Soñé con ser un hombre múltiple. Descomponerme en varios seres, cien versiones de mí mismo. Pero no podría ser, de ninguna manera, un ejército de inseguridades y complejos y miedos enterrados, así que cada uno debía de tener una personalidad distinta a la mía. Cada copia triunfaría en algún aspecto en el que yo hubiera fracasado. Unos podrían ser mentes maestras o triunfadores, o simplemente personas seguras de sí mismas; aunque otros bien podrían convertirse en cabrones violentos y sociópatas.  

Tenía curiosidad por ver cómo se desarrollarían en el mundo todas esas copias de mí mismo, como ramificaciones de mi propia existencia, de forma egoísta pensé en hacer míos sus logros, y suyos mis fallos. Si alguno triunfaba podría matarlo y suplantarlo, pensé al principio, pero no sería capaz de eso. Sólo mantendría el contacto y vería el desarrollo de sus vidas. Sería un juego de ensayo y error, ver qué funcionaría y qué no, imitar a mis clones y aprender de sus personalidades, sin saber que venían todas de mi personalidad propia, y sería un círculo vicioso al final de todo. Y estaría viendo sus vidas mientras la mía se quedaba ahí parada. Eran vidas paralelas, al final de todo. ¿Me pasaría la vida mirando las de mis copias?

Sería una opción terriblemente cobarde. Desgastar la vida mirando otras vidas. Prestando atención a otros sujetos. Tendrían mi piel y mis tripas, pero más adentro, mucho más adentro, estarían hechos de un material distinto al mío. Serían tan distantes que los acabaría odiando. Era imposible que fueran almas gemelas a la mía, si es que las copias poseían alma. Serían caparse de clonarse a sí mismas también y el mundo se llenaría de más y más de ellos, y se reproducirían también follando con mujeres a las que yo no conocería, y predicarían su palabra en todas partes, y dejarían su huella en el mundo, y al final por mucho que cambiasen y se distanciasen del original, del alma verdadera, serían tan imperfectos y miserables como cualquiera. 

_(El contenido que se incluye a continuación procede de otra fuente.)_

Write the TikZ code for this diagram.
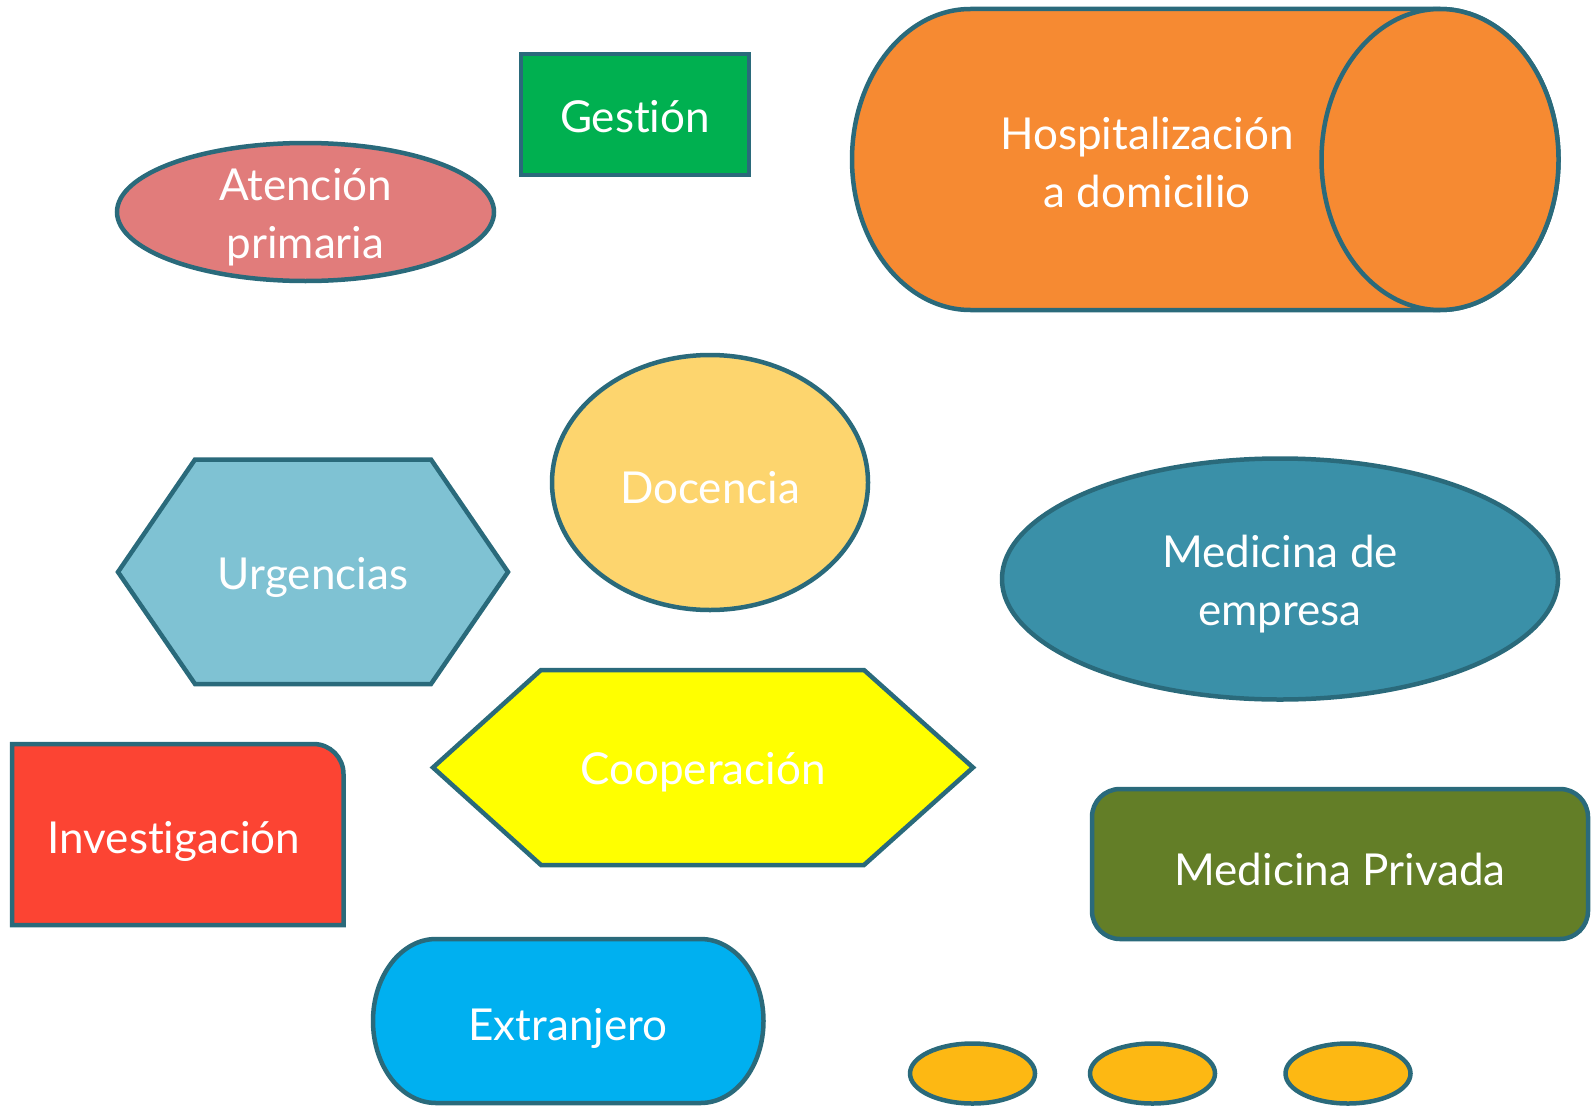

Me obsesionó tanto la idea que creé un montón de vidas paralelas en mi cabeza. No dejaba de imaginar el espectro de posibilidades que tendrían todos mis yo alternativos. Me obsesioné pensando en el desarrollo de la vida de personas que no deberían importarme un carajo. Me ahogué en problemas inexistentes, pasé noches sin dormir imaginando las elecciones múltiples de un yo hipotético, elecciones que seguramente nunca llevaría a cabo o que directamente eran imposibles de realizar porque solo eran sombras del pasado. Quería vivir tantas vidas que me olvidé de la realidad y todo se emborronó y cayó en picado. Sólo pude combatirlo con cinismo e insomnio, una vez me atreví a levantarme. Pronto, las copias, los hombres múltiples, los futuros posibles, fueron desapareciendo. Toda esa idea quedó enterrada al fin. Eliminé todo horizonte de expectativas. No habría más copias ilegítimas ni finales pactados. 

Al final me importó una mierda el camino que tomasen los demás.